> _Problem details_
Leave out the pictures, and write out exactly the lines from the beginning of the material to the line holding "Chart.register(...registerables);", that line included, and nothing else.

> _Dataset excerpt_

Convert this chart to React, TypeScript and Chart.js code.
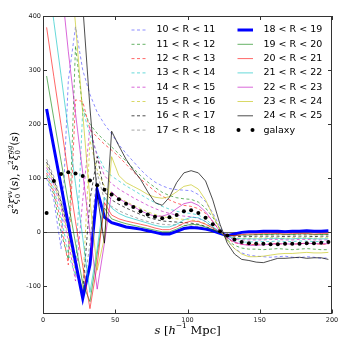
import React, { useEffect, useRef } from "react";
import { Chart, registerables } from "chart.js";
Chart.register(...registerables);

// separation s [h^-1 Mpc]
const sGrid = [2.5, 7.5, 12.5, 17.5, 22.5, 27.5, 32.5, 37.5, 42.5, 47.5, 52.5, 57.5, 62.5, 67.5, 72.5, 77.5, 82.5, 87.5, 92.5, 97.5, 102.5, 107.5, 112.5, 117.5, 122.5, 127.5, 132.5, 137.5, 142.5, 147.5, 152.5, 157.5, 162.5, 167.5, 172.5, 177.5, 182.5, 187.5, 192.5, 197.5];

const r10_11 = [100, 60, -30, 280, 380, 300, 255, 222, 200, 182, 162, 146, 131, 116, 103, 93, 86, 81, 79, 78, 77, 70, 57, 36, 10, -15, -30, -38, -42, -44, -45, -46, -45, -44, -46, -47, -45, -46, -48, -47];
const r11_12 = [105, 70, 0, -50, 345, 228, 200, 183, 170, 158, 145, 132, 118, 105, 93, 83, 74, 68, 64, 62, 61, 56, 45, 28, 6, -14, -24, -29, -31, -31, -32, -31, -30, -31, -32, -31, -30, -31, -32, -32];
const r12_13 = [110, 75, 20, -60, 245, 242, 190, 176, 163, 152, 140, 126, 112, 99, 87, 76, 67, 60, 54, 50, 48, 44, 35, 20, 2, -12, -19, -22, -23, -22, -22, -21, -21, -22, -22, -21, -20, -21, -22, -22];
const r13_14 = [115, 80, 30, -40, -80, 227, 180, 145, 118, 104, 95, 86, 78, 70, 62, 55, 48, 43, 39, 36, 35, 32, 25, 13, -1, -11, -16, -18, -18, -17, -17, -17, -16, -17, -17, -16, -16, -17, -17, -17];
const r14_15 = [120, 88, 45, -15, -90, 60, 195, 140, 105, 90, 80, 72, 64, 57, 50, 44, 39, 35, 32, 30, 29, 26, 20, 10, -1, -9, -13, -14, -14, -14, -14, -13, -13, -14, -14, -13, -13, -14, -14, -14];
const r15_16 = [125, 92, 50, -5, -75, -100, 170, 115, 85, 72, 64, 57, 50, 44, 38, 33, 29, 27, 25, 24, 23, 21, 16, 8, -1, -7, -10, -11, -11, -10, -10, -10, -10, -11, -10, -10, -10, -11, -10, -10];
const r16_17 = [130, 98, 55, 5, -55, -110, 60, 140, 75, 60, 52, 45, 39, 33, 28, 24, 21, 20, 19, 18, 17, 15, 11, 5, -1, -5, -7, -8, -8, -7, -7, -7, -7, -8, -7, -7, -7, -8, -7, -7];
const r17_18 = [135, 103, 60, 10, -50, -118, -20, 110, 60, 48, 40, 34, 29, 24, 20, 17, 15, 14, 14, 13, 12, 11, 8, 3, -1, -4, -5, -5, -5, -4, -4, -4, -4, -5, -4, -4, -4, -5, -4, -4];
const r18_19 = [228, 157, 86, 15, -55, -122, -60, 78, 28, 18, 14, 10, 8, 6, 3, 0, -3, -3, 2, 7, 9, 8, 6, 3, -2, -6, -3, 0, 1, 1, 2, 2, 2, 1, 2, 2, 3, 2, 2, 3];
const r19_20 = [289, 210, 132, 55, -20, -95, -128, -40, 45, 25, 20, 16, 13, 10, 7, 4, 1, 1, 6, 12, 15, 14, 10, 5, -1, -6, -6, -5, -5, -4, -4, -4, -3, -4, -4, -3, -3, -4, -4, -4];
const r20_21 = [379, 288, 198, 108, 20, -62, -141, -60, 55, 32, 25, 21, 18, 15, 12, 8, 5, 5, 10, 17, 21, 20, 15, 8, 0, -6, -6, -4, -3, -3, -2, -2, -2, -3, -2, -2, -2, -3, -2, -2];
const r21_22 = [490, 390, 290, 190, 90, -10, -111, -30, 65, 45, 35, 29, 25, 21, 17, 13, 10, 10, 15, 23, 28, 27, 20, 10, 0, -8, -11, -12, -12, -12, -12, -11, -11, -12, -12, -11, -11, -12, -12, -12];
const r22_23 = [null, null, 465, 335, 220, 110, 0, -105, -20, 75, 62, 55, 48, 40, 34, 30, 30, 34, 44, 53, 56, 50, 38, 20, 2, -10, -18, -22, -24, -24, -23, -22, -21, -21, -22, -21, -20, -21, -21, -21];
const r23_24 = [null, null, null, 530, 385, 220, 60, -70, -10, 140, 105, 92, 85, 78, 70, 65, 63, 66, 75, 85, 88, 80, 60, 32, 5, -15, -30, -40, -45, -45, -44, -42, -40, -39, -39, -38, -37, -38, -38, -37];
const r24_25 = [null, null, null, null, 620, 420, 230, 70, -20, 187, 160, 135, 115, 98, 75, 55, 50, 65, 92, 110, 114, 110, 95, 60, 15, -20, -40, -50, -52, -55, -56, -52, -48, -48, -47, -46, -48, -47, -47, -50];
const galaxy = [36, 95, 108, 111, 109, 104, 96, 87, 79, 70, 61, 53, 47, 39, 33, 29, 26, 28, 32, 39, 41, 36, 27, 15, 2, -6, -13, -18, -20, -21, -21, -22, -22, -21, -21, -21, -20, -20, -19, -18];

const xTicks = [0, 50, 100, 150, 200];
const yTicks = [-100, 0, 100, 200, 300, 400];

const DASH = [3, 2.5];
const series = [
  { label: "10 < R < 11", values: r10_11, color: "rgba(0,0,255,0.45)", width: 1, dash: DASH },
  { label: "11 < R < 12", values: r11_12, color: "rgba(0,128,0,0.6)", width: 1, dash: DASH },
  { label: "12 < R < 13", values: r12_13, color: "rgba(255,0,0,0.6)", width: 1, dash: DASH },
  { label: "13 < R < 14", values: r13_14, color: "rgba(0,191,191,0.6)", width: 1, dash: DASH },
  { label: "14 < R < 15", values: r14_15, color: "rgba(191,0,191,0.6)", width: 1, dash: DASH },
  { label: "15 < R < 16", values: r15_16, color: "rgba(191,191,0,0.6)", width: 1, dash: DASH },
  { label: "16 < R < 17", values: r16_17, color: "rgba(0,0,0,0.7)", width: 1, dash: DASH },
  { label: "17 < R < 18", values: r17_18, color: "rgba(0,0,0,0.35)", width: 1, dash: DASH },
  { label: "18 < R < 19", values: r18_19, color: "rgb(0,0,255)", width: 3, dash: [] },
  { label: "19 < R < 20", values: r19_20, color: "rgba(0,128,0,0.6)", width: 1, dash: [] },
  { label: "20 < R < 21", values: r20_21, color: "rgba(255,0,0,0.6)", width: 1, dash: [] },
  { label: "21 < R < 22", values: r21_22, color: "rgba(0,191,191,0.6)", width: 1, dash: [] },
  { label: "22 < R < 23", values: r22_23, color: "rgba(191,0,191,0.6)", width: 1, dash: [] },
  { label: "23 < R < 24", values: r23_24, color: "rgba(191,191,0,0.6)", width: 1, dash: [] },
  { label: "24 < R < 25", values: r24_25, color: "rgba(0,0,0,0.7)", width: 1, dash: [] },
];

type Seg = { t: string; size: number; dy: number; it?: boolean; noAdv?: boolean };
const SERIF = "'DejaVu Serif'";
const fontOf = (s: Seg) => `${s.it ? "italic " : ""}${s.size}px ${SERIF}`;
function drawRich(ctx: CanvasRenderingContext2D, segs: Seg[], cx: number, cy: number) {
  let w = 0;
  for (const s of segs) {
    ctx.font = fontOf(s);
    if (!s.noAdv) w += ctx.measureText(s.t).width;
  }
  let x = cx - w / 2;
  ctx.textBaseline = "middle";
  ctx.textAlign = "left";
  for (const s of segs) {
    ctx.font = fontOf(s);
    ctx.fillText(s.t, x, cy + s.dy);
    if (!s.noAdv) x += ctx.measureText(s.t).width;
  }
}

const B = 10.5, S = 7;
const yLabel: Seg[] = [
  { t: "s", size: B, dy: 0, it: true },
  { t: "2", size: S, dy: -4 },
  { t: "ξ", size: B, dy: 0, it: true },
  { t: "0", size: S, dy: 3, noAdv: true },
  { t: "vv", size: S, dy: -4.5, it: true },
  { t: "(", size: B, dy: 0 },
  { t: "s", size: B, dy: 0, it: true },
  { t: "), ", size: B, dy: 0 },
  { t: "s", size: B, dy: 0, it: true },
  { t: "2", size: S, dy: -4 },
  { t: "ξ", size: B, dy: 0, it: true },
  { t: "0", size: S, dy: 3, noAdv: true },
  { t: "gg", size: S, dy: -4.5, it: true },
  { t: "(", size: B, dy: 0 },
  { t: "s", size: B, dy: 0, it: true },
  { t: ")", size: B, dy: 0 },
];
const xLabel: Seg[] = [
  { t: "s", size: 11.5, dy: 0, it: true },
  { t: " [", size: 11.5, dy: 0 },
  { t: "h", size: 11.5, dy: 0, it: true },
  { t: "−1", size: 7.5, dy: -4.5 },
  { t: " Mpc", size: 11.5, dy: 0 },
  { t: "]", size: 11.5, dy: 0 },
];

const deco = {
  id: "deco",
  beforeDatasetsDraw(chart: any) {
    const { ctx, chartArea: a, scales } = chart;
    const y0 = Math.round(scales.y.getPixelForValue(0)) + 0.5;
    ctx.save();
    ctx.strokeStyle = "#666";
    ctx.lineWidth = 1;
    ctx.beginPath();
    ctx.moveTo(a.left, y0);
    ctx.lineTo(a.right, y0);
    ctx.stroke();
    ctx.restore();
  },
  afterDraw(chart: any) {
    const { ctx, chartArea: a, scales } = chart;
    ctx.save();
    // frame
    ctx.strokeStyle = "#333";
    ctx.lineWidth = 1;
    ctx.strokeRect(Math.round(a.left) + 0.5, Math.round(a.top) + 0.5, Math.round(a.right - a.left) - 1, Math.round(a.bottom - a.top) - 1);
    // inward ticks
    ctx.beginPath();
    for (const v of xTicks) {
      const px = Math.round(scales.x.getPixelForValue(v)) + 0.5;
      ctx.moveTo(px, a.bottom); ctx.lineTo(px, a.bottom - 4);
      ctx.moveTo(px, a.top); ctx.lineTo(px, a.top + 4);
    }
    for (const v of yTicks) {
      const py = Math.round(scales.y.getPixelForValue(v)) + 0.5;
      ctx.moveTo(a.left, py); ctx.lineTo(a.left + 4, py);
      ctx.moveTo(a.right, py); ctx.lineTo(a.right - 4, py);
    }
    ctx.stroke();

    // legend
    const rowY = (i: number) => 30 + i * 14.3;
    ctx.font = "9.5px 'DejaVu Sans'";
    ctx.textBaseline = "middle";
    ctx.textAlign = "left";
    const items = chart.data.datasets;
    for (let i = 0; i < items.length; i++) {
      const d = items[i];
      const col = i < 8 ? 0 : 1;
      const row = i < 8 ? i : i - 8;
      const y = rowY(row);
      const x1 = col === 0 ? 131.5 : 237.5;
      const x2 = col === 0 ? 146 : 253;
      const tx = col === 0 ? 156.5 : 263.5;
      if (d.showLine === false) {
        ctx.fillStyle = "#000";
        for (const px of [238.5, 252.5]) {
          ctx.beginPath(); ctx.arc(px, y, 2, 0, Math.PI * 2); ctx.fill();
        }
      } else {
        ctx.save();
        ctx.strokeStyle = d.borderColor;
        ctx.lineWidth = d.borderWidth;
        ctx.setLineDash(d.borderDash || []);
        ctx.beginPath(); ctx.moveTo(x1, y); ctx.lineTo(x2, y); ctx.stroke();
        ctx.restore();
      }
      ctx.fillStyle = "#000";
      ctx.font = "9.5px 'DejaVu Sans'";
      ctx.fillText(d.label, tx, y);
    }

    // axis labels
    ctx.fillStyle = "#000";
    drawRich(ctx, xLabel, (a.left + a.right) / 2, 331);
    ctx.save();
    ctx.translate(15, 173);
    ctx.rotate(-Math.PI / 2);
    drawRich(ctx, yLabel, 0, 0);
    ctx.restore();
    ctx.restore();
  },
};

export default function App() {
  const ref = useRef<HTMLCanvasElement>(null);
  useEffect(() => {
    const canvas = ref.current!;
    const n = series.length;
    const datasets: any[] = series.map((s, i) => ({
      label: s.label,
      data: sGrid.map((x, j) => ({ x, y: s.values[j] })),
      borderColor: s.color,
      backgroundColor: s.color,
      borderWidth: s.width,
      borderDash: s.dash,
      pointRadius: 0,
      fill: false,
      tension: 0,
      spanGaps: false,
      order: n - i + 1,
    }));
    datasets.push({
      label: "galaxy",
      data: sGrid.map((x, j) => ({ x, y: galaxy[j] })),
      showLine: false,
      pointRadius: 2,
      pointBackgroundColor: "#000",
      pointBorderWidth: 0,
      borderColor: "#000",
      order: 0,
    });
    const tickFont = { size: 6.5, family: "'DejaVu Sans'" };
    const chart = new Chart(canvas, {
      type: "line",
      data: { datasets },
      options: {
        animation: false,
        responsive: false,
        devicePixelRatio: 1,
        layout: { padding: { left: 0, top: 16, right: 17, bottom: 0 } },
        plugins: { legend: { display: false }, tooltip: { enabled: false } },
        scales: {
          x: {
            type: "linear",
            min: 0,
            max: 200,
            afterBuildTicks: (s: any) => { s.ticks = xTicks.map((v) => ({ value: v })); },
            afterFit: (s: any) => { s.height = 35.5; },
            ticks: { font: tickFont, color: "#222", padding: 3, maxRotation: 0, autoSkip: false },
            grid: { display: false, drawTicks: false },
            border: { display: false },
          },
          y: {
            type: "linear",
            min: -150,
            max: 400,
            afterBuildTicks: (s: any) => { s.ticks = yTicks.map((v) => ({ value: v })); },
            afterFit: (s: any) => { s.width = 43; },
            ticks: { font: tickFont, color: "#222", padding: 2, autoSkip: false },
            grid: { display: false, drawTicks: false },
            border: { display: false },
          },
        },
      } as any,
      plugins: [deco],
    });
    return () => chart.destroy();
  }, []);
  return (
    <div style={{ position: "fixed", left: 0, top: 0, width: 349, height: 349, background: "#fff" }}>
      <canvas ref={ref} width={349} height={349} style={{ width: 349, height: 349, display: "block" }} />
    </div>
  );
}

> _Result below_
Convert this chart to React, TypeScript and Chart.js code.
import React, { useEffect, useRef } from "react";
import { Chart, registerables } from "chart.js";
Chart.register(...registerables);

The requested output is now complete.